When Martin Brodeur left a game during warm-ups against the Winnipeg Jets on Feb. 24, New Jersey Devils fans everywhere held their collective breath.
The Devils struggled without Brodeur, falling out of a playoff spot with just three wins in the following 13 games that Brodeur missed.
Factually speaking, this article isn't a rant against Johan Hedberg. "The Moose" was solid over the latter part of the time that Brodeur was out of the lineup, giving up just 10 goals in the last five games before Brodeur's return.
If this had been the playoffs, the Devils would likely be out in the same round in which Brodeur was injured.
On Wednesday night against the Carolina Hurricanes, Brodeur was credited with a goal.
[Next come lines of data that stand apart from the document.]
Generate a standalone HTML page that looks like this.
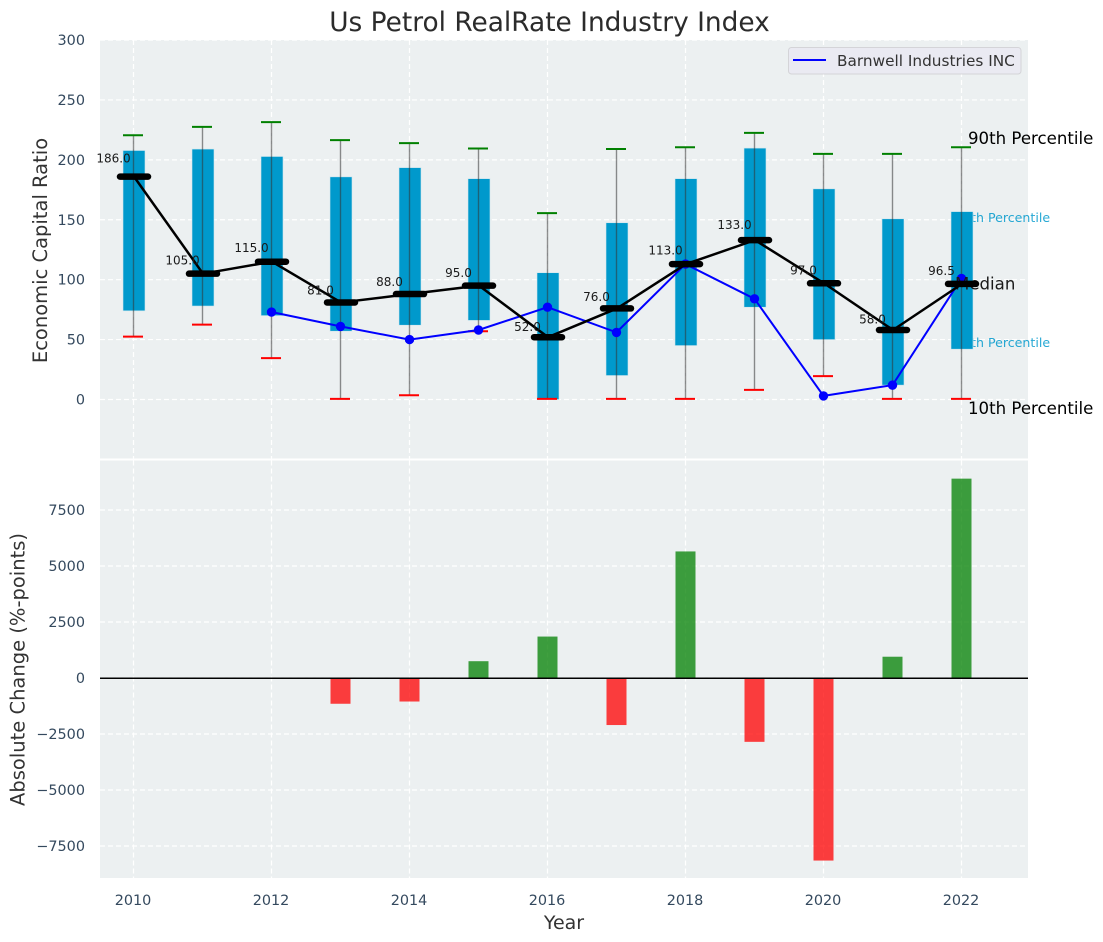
<!DOCTYPE html>
<html lang="en">
<head>
<meta charset="utf-8">
<title>Us Petrol RealRate Industry Index</title>
<style>
html,body{margin:0;padding:0;background:#fff;}
svg{display:block;font-family:"DejaVu Sans","Liberation Sans",sans-serif;}
</style>
</head>
<body>
<svg id="chart" xmlns="http://www.w3.org/2000/svg" width="1103" height="942" viewBox="0 0 1103 942">
  <rect x="0" y="0" width="1103" height="942" fill="#ffffff"/>
  <text x="549.5" y="31" font-size="26.4" text-anchor="middle" fill="#2b2b2b">Us Petrol RealRate Industry Index</text>
  <rect x="100" y="40" width="928" height="418.5" fill="#ecf0f1"/>
  <rect x="100" y="460.5" width="928" height="417.5" fill="#ecf0f1"/>
  <g id="grid"></g>
  <g id="ticks"></g>
  <text transform="translate(47,250.5) rotate(-90)" font-size="19.5" text-anchor="middle" fill="#333333">Economic Capital Ratio</text>
  <text transform="translate(24.5,669.5) rotate(-90)" font-size="19.5" text-anchor="middle" fill="#333333">Absolute Change (%-points)</text>
  <text x="564" y="929" font-size="19" text-anchor="middle" fill="#333333">Year</text>
  <text x="955" y="222" font-size="12.6" fill="#0099cc" fill-opacity="0.85">75th Percentile</text>
  <text x="955" y="347" font-size="12.6" fill="#0099cc" fill-opacity="0.85">25th Percentile</text>
  <g id="marks"></g>
  <text x="968" y="144" font-size="16.6" fill="#000000">90th Percentile</text>
  <text x="968" y="414" font-size="16.6" fill="#000000">10th Percentile</text>
  <g id="overlay"></g>
  <g>
    <rect x="788.5" y="47.5" width="232.5" height="26.5" rx="3" fill="#eaeaf2" stroke="#d4d4d8" stroke-width="1"/>
    <line x1="793" y1="60" x2="826" y2="60" stroke="#0000ff" stroke-width="2"/>
    <text x="837" y="66" font-size="15.3" fill="#333333">Barnwell Industries INC</text>
  </g>
</svg>
<script>
const years = [2010,2011,2012,2013,2014,2015,2016,2017,2018,2019,2020,2021,2022];
const p90 = [220.5,227.5,231.5,216.5,214,209.5,155.5,209,210.5,222.5,205,205,210.5];
const p75 = [207.8,209,202.8,185.8,193.5,184.3,105.8,147.5,184.3,209.8,175.8,150.8,156.8];
const p25 = [74,78,70,57,62,66,0,20,45,77,50,12,42];
const p10 = [52.5,62.5,34.5,0.5,3.5,57,0.5,0.5,0.5,8,19.5,0.5,0.5];
const medians = [186,105,115,81,88,95,52,76,113,133,97,58,96.5];
const companyYears = [2012,2013,2014,2015,2016,2017,2018,2019,2020,2021,2022];
const companyValues = [73,61,50,58,77,56,113,84,3,12,101];
const changeYears = [2013,2014,2015,2016,2017,2018,2019,2020,2021,2022];
const changeValues = [-1150,-1050,750,1850,-2100,5650,-2850,-8150,950,8900];
const topTicks = [0,50,100,150,200,250,300];
const bottomTicks = [-7500,-5000,-2500,0,2500,5000,7500];
const xTicks = [2010,2012,2014,2016,2018,2020,2022];

const NS = 'http://www.w3.org/2000/svg';
function xScale(v){ return 133.5 + (v - 2010) * 69; }
function yTop(v){ return 399.5 - v * 1.1983; }
function yBottom(v){ return 678 - v * 0.0224; }
function make(tag, props, parent){
  const el = document.createElementNS(NS, tag);
  for (const k in props) el.setAttribute(k, props[k]);
  parent.appendChild(el);
  return el;
}
const grid = document.getElementById('grid');
const ticks = document.getElementById('ticks');
const marks = document.getElementById('marks');
const overlay = document.getElementById('overlay');
const gridStyle = {stroke:'#ffffff','stroke-width':1.2,'stroke-dasharray':'5 3'};

topTicks.forEach(function(t){
  const g = make('line', Object.assign({x1:100,x2:1028,y1:yTop(t),y2:yTop(t)}, gridStyle), grid);
  
  
  const l = make('text', {x:85,y:yTop(t)+5,'font-size':14.4,'text-anchor':'end',fill:'#34495e'}, ticks);
  
  
  l.textContent = String(t);
});
bottomTicks.forEach(function(t){
  const g = make('line', Object.assign({x1:100,x2:1028,y1:yBottom(t),y2:yBottom(t)}, gridStyle), grid);
  
  
  const l = make('text', {x:85,y:yBottom(t)+5,'font-size':14.4,'text-anchor':'end',fill:'#34495e'}, ticks);
  
  
  l.textContent = String(t).replace('-', '\u2212');
});
xTicks.forEach(function(t){
  const a = make('line', Object.assign({x1:xScale(t),x2:xScale(t),y1:40,y2:458.5}, gridStyle), grid);
  
  
  const b = make('line', Object.assign({x1:xScale(t),x2:xScale(t),y1:460.5,y2:878}, gridStyle), grid);
  
  
  const l = make('text', {x:xScale(t)-0.5,y:905,'font-size':14.4,'text-anchor':'middle',fill:'#34495e'}, ticks);
  
  
  l.textContent = String(t);
});

years.forEach(function(yr, i){
  const x = xScale(yr);
  const box = make('rect', {x:x-10.5,y:yTop(p75[i]),width:22,height:yTop(p25[i])-yTop(p75[i]),fill:'#0099cc',stroke:'#cfe6ee','stroke-width':0.6}, marks);
  
  
  const w = make('line', {x1:x,x2:x,y1:yTop(p90[i]),y2:yTop(p10[i]),stroke:'#333333','stroke-opacity':0.55,'stroke-width':1.4}, marks);
  
  
  const c1 = make('line', {x1:x-10.5,x2:x+9.5,y1:yTop(p90[i]),y2:yTop(p90[i]),stroke:'#008000','stroke-width':2}, marks);
  
  
  const c2 = make('line', {x1:x-10.5,x2:x+9.5,y1:yTop(p10[i]),y2:yTop(p10[i]),stroke:'#ff0000','stroke-width':2}, marks);
  
  
});

changeYears.forEach(function(yr, i){
  const v = changeValues[i];
  const y0 = yBottom(Math.max(v, 0));
  const y1 = yBottom(Math.min(v, 0));
  const b = make('rect', {x:xScale(yr)-10,y:y0,width:20,height:y1-y0,fill:v>=0?'#008000':'#ff0000','fill-opacity':0.75}, marks);
  
  
});
const zero = make('line', {x1:100,x2:1028,y1:yBottom(0)+0.3,y2:yBottom(0)+0.3,stroke:'#000000','stroke-width':1.5}, marks);



const companyPts = companyYears.map(function(yr, i){ return xScale(yr) + ',' + yTop(companyValues[i]); }).join(' ');
const companyLine = make('polyline', {points:companyPts,fill:'none',stroke:'#0000ff','stroke-width':2}, overlay);


companyYears.forEach(function(yr, i){
  const p = make('circle', {cx:xScale(yr),cy:yTop(companyValues[i]),r:4.7,fill:'#0000ff'}, overlay);
  
  
});

const medianNote = make('text', {x:955,y:289.5,'font-size':16.6,fill:'#1a1a1a'}, overlay);


medianNote.textContent = 'Median';

const medianPts = years.map(function(yr, i){ return (xScale(yr)+0.5) + ',' + yTop(medians[i]); }).join(' ');
const medianLine = make('polyline', {points:medianPts,fill:'none',stroke:'#000000','stroke-width':2.5,'stroke-linejoin':'round'}, overlay);



years.forEach(function(yr, i){
  const x = xScale(yr)+0.5;
  const y = yTop(medians[i]);
  const m = make('line', {x1:x-14,x2:x+14,y1:y,y2:y,stroke:'#000000','stroke-width':6.5,'stroke-linecap':'round'}, overlay);
  
  
  const t = make('text', {x:x-20.5,y:yTop(medians[i]*1.05)-3,'font-size':12,'text-anchor':'middle',fill:'#1a1a1a'}, overlay);
  
  
  t.textContent = medians[i].toFixed(1);
});
</script>
</body>
</html>
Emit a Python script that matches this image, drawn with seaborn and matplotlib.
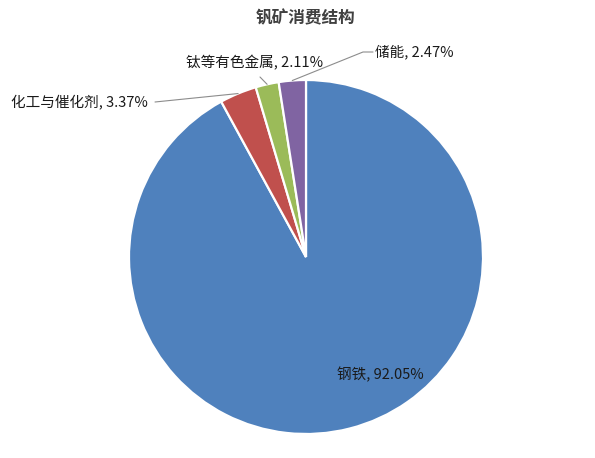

The goal was a once-every-five-years event, but what stood out about the game against Carolina is that the Devils gave up just one regulation goal, something that had only happened once during the entire month that Brodeur was injured.
It is easy to give Brodeur credit for the fact that the Devils only gave up one regulation goal, but Brodeur wasn't particularly busy against Carolina, facing just 18 shots on goal.
While it seems obvious, the bottom line from Brodeur's injury is that there is no team in the NHL that will go anywhere without a solid backup goaltender.
Looking at the Stanley Cup championships over the past couple of years, the 2012 Los Angeles Kings had Jonathan Quick and Jonathan Bernier, while the 2011 Boston Bruins had Tim Thomas and Tuukka Rask.
The not-so-obvious implication of Martin Brodeur's injury is that, once again, goaltending will be overlooked at the trade deadline.
But one thing that is notably lacking as far as trade speculation goes in those two articles is goaltending.
As previous Stanley Cup squads have shown, defense does in fact win championships as the old saying goes. Defense starts from the net out, and if a team's starting goaltender gets injured or fails in the limelight, the spotlight shifts to the backup goaltender.
Fans should start wondering: If their favorite team's starting goaltender fails or gets injured, will the team be in trouble?
If so, maybe it is time that team made a move.